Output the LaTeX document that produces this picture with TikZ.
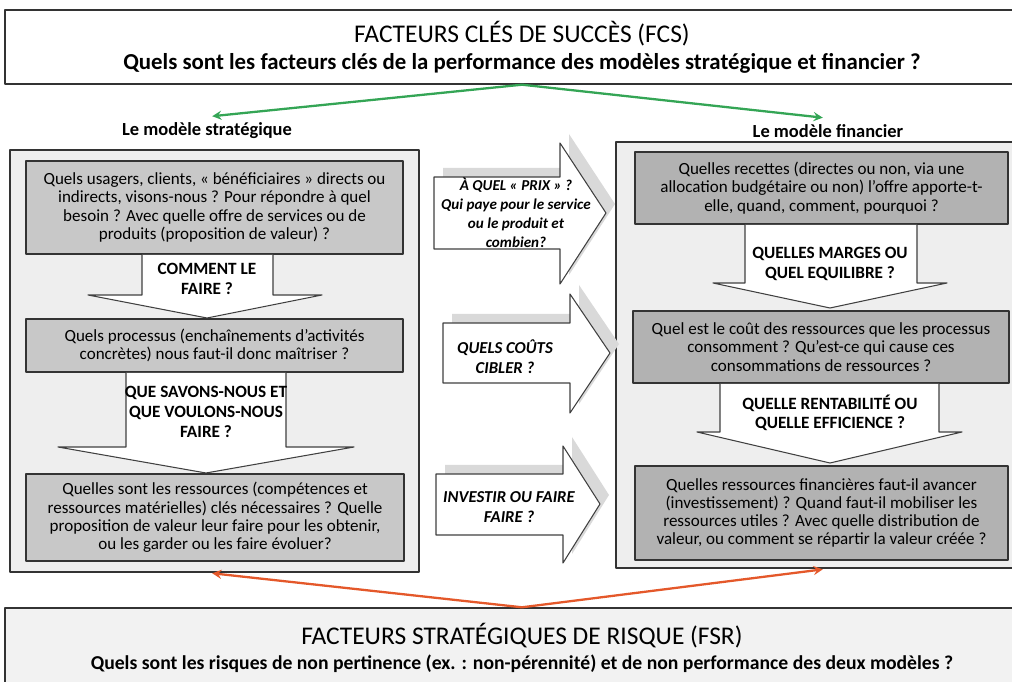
\documentclass[tikz,border=0pt]{standalone}
\usepackage{fontspec}
\setmainfont{Carlito}
\usetikzlibrary{positioning}
\definecolor{fondclair}{RGB}{238,238,238}
\definecolor{fondbas}{RGB}{242,242,242}
\definecolor{grisgauche}{RGB}{200,200,200}
\definecolor{grisdroite}{RGB}{178,178,178}
\definecolor{vertfleche}{RGB}{52,165,85}
\definecolor{orangefleche}{RGB}{228,88,42}
\begin{document}
\begin{tikzpicture}[x=0.02cm,y=-0.02cm,>=stealth, line join=round,
	cadre/.style={draw=black!80, line width=0.8pt, inner sep=0pt},
	grand/.style={cadre, fill=fondclair},
	question/.style={cadre, align=center, font=\fontsize{9.7}{10.4}\selectfont},
	bloc/.style={draw=black!75, fill=white, line width=0.6pt},
	ombre/.style={fill=black!15, draw=none},
	txtbloc/.style={align=center, font=\fontsize{9.8}{11.2}\selectfont\bfseries},
	txtmilieu/.style={align=center, font=\fontsize{9.5}{11.2}\selectfont\bfseries\itshape},
	titre/.style={font=\fontsize{10.5}{12}\selectfont\bfseries}]
	\def\u{0.02cm}
	\useasboundingbox (0,0) rectangle (1012,682);
	% cadres du haut et du bas
	\node[cadre, fill=white, minimum width=1034*\u, minimum height=74*\u, align=center] (fcs) at (522,47)
		{\fontsize{14.5}{17}\selectfont FACTEURS CLÉS DE SUCCÈS (FCS)\\[3.5pt]
		 \fontsize{13}{15}\selectfont\bfseries Quels sont les facteurs clés de la performance des modèles stratégique et financier ?};
	\node[cadre, fill=fondbas, minimum width=1034*\u, minimum height=80*\u, align=center] (fsr) at (522,648)
		{\fontsize{14.5}{17}\selectfont FACTEURS STRATÉGIQUES DE RISQUE (FSR)\\[2.5pt]
		 \fontsize{11.2}{13}\selectfont\bfseries Quels sont les risques de non pertinence (ex. : non-pérennité) et de non performance des deux modèles ?};
	\node[titre] (strat) at (207,131) {Le modèle stratégique};
	\node[titre] (fin) at (828,131) {Le modèle financier};
	% modele strategique
	\node[grand, minimum width=409*\u, minimum height=422*\u] (gauche) at (214.5,361) {};
	\node[question, fill=grisgauche, minimum width=377*\u, minimum height=93*\u] (g1) at (214.5,207.5)
		{Quels usagers, clients, « bénéficiaires » directs ou\\indirects, visons-nous  ? Pour répondre à quel\\besoin ? Avec quelle offre de services ou de\\produits (proposition de valeur) ?};
	\node[question, fill=grisgauche, minimum width=377*\u, minimum height=53*\u] (g2) at (214.5,345.5)
		{Quels processus (enchaînements d’activités\\concrètes) nous faut-il donc maîtriser ?};
	\node[question, fill=grisgauche, minimum width=378*\u, minimum height=87*\u] (g3) at (215,517.5)
		{Quelles sont les ressources (compétences et\\ressources matérielles) clés nécessaires  ? Quelle\\proposition de valeur leur faire pour les obtenir,\\ou les garder ou les faire évoluer?};
	\draw[bloc] (142,255)--(142,295)--(88,295)--(207,318)--(322,295)--(273,295)--(273,255);
	\node[txtbloc] (comment) at (207,279) {COMMENT LE\\FAIRE ?};
	\draw[bloc] (126,373)--(126,447)--(58,447)--(206,473)--(354,447)--(286,447)--(286,373);
	\node[txtbloc] (savoir) at (206,412) {QUE SAVONS-NOUS ET\\QUE VOULONS-NOUS\\FAIRE ?};
	% modele financier
	\node[grand, minimum width=424*\u, minimum height=426*\u] (droite) at (828,355) {};
	\node[question, fill=grisdroite, minimum width=373*\u, minimum height=72*\u] (d1) at (821.5,188)
		{Quelles recettes (directes ou non, via une\\allocation  budgétaire ou non) l’offre apporte-t-\\elle, quand, comment, pourquoi ?};
	\node[question, fill=grisdroite, minimum width=376*\u, minimum height=72*\u] (d2) at (821,347)
		{Quel est le coût des ressources que les processus\\consomment ? Qu’est-ce qui cause ces\\consommations de ressources ?};
	\node[question, fill=grisdroite, minimum width=373*\u, minimum height=94*\u] (d3) at (821.5,513)
		{Quelles ressources financières faut-il avancer\\(investissement) ? Quand faut-il mobiliser les\\ressources utiles ? Avec quelle distribution de\\valeur, ou comment se répartir la valeur créée ?};
	\draw[bloc] (745,225)--(745,283)--(713,283)--(830,308)--(947,283)--(917,283)--(917,225);
	\node[txtbloc] (marges) at (830,264) {QUELLES MARGES  OU\\QUEL  EQUILIBRE  ?};
	\draw[bloc] (720,384)--(720,432)--(697,432)--(830,463)--(962,432)--(939,432)--(939,384);
	\node[txtbloc] (rentab) at (830,413) {QUELLE RENTABILITÉ  OU\\QUELLE EFFICIENCE  ?};
	% fleches du milieu
	\fill[ombre, shift={(9,-9)}] (434,177)--(560,177)--(560,143)--(606,213)--(560,284)--(560,249)--(434,249)--cycle;
	\draw[bloc] (434,177)--(560,177)--(560,143)--(606,213)--(560,284)--(560,249)--(434,249)--cycle;
	\node[txtmilieu, font=\fontsize{8.6}{10.8}\selectfont\bfseries\itshape] (prix) at (516,213) {À QUEL « PRIX » ?\\Qui paye pour le service\\ou le produit et\\combien?};
	\fill[ombre, shift={(9,-9)}] (443,323)--(570,323)--(570,294)--(610,353)--(570,413)--(570,383)--(443,383)--cycle;
	\draw[bloc] (443,323)--(570,323)--(570,294)--(610,353)--(570,413)--(570,383)--(443,383)--cycle;
	\node[txtmilieu] (couts) at (505,357) {QUELS COÛTS\\CIBLER ?};
	\fill[ombre, shift={(9,-9)}] (436,474)--(563,474)--(563,446)--(600,504)--(563,563)--(563,535)--(436,535)--cycle;
	\draw[bloc] (436,474)--(563,474)--(563,446)--(600,504)--(563,563)--(563,535)--(436,535)--cycle;
	\node[txtmilieu] (investir) at (509,507) {INVESTIR  OU FAIRE\\FAIRE ?};
	% fleches de couleur
	\draw[->, vertfleche, line width=1.3pt, shorten >=3pt] (fcs.south) -- (strat.north);
	\draw[->, vertfleche, line width=1.3pt, shorten >=3pt] (fcs.south) -- (fin.north);
	\draw[->, orangefleche, line width=1.3pt, shorten >=3pt] (fsr.north) -- (strat |- gauche.south);
	\draw[->, orangefleche, line width=1.3pt, shorten >=3pt] (fsr.north) -- (fin |- droite.south);
\end{tikzpicture}
\end{document}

---*---

## [WORK TO COMPLETE]
Your task is to repeat the data above exactly while excluding the pictures.

## [THE RESULT]
Output the LaTeX document that produces this picture with TikZ.
\documentclass[tikz,border=0pt]{standalone}
\usepackage{fontspec}
\setmainfont{Carlito}
\usetikzlibrary{positioning}
\definecolor{fondclair}{RGB}{238,238,238}
\definecolor{fondbas}{RGB}{242,242,242}
\definecolor{grisgauche}{RGB}{200,200,200}
\definecolor{grisdroite}{RGB}{178,178,178}
\definecolor{vertfleche}{RGB}{52,165,85}
\definecolor{orangefleche}{RGB}{228,88,42}
\begin{document}
\begin{tikzpicture}[x=0.02cm,y=-0.02cm,>=stealth, line join=round,
	cadre/.style={draw=black!80, line width=0.8pt, inner sep=0pt},
	grand/.style={cadre, fill=fondclair},
	question/.style={cadre, align=center, font=\fontsize{9.7}{10.4}\selectfont},
	bloc/.style={draw=black!75, fill=white, line width=0.6pt},
	ombre/.style={fill=black!15, draw=none},
	txtbloc/.style={align=center, font=\fontsize{9.8}{11.2}\selectfont\bfseries},
	txtmilieu/.style={align=center, font=\fontsize{9.5}{11.2}\selectfont\bfseries\itshape},
	titre/.style={font=\fontsize{10.5}{12}\selectfont\bfseries}]
	\def\u{0.02cm}
	\useasboundingbox (0,0) rectangle (1012,682);
	% cadres du haut et du bas
	\node[cadre, fill=white, minimum width=1034*\u, minimum height=74*\u, align=center] (fcs) at (522,47)
		{\fontsize{14.5}{17}\selectfont FACTEURS CLÉS DE SUCCÈS (FCS)\\[3.5pt]
		 \fontsize{13}{15}\selectfont\bfseries Quels sont les facteurs clés de la performance des modèles stratégique et financier ?};
	\node[cadre, fill=fondbas, minimum width=1034*\u, minimum height=80*\u, align=center] (fsr) at (522,648)
		{\fontsize{14.5}{17}\selectfont FACTEURS STRATÉGIQUES DE RISQUE (FSR)\\[2.5pt]
		 \fontsize{11.2}{13}\selectfont\bfseries Quels sont les risques de non pertinence (ex. : non-pérennité) et de non performance des deux modèles ?};
	\node[titre] (strat) at (207,131) {Le modèle stratégique};
	\node[titre] (fin) at (828,131) {Le modèle financier};
	% modele strategique
	\node[grand, minimum width=409*\u, minimum height=422*\u] (gauche) at (214.5,361) {};
	\node[question, fill=grisgauche, minimum width=377*\u, minimum height=93*\u] (g1) at (214.5,207.5)
		{Quels usagers, clients, « bénéficiaires » directs ou\\indirects, visons-nous  ? Pour répondre à quel\\besoin ? Avec quelle offre de services ou de\\produits (proposition de valeur) ?};
	\node[question, fill=grisgauche, minimum width=377*\u, minimum height=53*\u] (g2) at (214.5,345.5)
		{Quels processus (enchaînements d’activités\\concrètes) nous faut-il donc maîtriser ?};
	\node[question, fill=grisgauche, minimum width=378*\u, minimum height=87*\u] (g3) at (215,517.5)
		{Quelles sont les ressources (compétences et\\ressources matérielles) clés nécessaires  ? Quelle\\proposition de valeur leur faire pour les obtenir,\\ou les garder ou les faire évoluer?};
	\draw[bloc] (142,255)--(142,295)--(88,295)--(207,318)--(322,295)--(273,295)--(273,255);
	\node[txtbloc] (comment) at (207,279) {COMMENT LE\\FAIRE ?};
	\draw[bloc] (126,373)--(126,447)--(58,447)--(206,473)--(354,447)--(286,447)--(286,373);
	\node[txtbloc] (savoir) at (206,412) {QUE SAVONS-NOUS ET\\QUE VOULONS-NOUS\\FAIRE ?};
	% modele financier
	\node[grand, minimum width=424*\u, minimum height=426*\u] (droite) at (828,355) {};
	\node[question, fill=grisdroite, minimum width=373*\u, minimum height=72*\u] (d1) at (821.5,188)
		{Quelles recettes (directes ou non, via une\\allocation  budgétaire ou non) l’offre apporte-t-\\elle, quand, comment, pourquoi ?};
	\node[question, fill=grisdroite, minimum width=376*\u, minimum height=72*\u] (d2) at (821,347)
		{Quel est le coût des ressources que les processus\\consomment ? Qu’est-ce qui cause ces\\consommations de ressources ?};
	\node[question, fill=grisdroite, minimum width=373*\u, minimum height=94*\u] (d3) at (821.5,513)
		{Quelles ressources financières faut-il avancer\\(investissement) ? Quand faut-il mobiliser les\\ressources utiles ? Avec quelle distribution de\\valeur, ou comment se répartir la valeur créée ?};
	\draw[bloc] (745,225)--(745,283)--(713,283)--(830,308)--(947,283)--(917,283)--(917,225);
	\node[txtbloc] (marges) at (830,264) {QUELLES MARGES  OU\\QUEL  EQUILIBRE  ?};
	\draw[bloc] (720,384)--(720,432)--(697,432)--(830,463)--(962,432)--(939,432)--(939,384);
	\node[txtbloc] (rentab) at (830,413) {QUELLE RENTABILITÉ  OU\\QUELLE EFFICIENCE  ?};
	% fleches du milieu
	\fill[ombre, shift={(9,-9)}] (434,177)--(560,177)--(560,143)--(606,213)--(560,284)--(560,249)--(434,249)--cycle;
	\draw[bloc] (434,177)--(560,177)--(560,143)--(606,213)--(560,284)--(560,249)--(434,249)--cycle;
	\node[txtmilieu, font=\fontsize{8.6}{10.8}\selectfont\bfseries\itshape] (prix) at (516,213) {À QUEL « PRIX » ?\\Qui paye pour le service\\ou le produit et\\combien?};
	\fill[ombre, shift={(9,-9)}] (443,323)--(570,323)--(570,294)--(610,353)--(570,413)--(570,383)--(443,383)--cycle;
	\draw[bloc] (443,323)--(570,323)--(570,294)--(610,353)--(570,413)--(570,383)--(443,383)--cycle;
	\node[txtmilieu] (couts) at (505,357) {QUELS COÛTS\\CIBLER ?};
	\fill[ombre, shift={(9,-9)}] (436,474)--(563,474)--(563,446)--(600,504)--(563,563)--(563,535)--(436,535)--cycle;
	\draw[bloc] (436,474)--(563,474)--(563,446)--(600,504)--(563,563)--(563,535)--(436,535)--cycle;
	\node[txtmilieu] (investir) at (509,507) {INVESTIR  OU FAIRE\\FAIRE ?};
	% fleches de couleur
	\draw[->, vertfleche, line width=1.3pt, shorten >=3pt] (fcs.south) -- (strat.north);
	\draw[->, vertfleche, line width=1.3pt, shorten >=3pt] (fcs.south) -- (fin.north);
	\draw[->, orangefleche, line width=1.3pt, shorten >=3pt] (fsr.north) -- (strat |- gauche.south);
	\draw[->, orangefleche, line width=1.3pt, shorten >=3pt] (fsr.north) -- (fin |- droite.south);
\end{tikzpicture}
\end{document}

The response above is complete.